Energia e democrazia: a chi conviene non guardare al futuro?

DAL FATTO QUOTIDIANO

La nuova Strategia energetica nazionale, attesa da oltre vent’anni, definirà le linee programmatiche dello sviluppo energetico dell’Italia per i prossimi anni e, per come l’ha pensata il ministro Passera, punterà su gas, petrolio e carbone.
Una vera innovazione, un toccasana economico, ambientale e salutare…!
Ma probabilmente questa scelta è in linea con vantaggi economici e lobbistici che nel mondo vanno per la maggiore. Secondo la ricerca Vital Signs, condotta per il Worldwatch institute, le energie rinnovabili hanno ricevuto nel 2010 contributi per 66 miliardi di dollari, pochissimo a paragone di quelli ricevuti dai combustibili fossili, 775 miliardi nel 2010 e oltre un trilione di dollari quest’anno. Ma la cosa più grave a mio parere è che lo studio sottolinea che che ai costi per gli incentivi vanno sommati una serie di costi ambientali che secondo l’Accademia Nazionale delle Scienze è costata agli Stati Uniti 120 miliardi di dollari tra spese sanitarie e danni derivanti dall’inquinamento ambientale.

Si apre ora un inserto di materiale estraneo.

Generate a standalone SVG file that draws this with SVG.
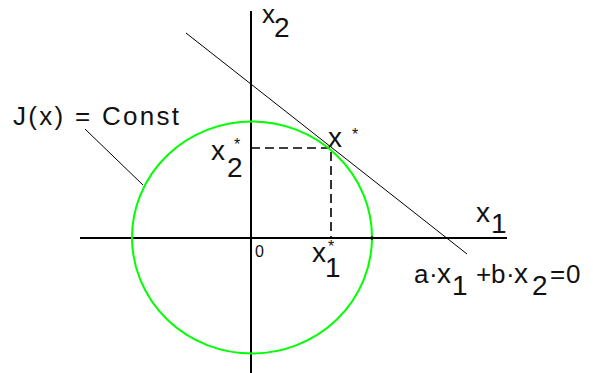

Se questi contributi fossero eliminati entro i prossimi 8 anni, il consumo globale di energia si ridurrebbe del 3,9% l’anno e la domanda di petrolio si ridurrebbe di 3,7 milioni di barili al giorno, la domanda di gas naturale potrebbe essere tagliata di 330 miliardi di metri cubi e la domanda di carbone scenderebbe di 230 milioni di tonnellate. Questi studi, io credo, inquadrano bene il problema: a chi giovano i contributi e cosa mantengono in vita?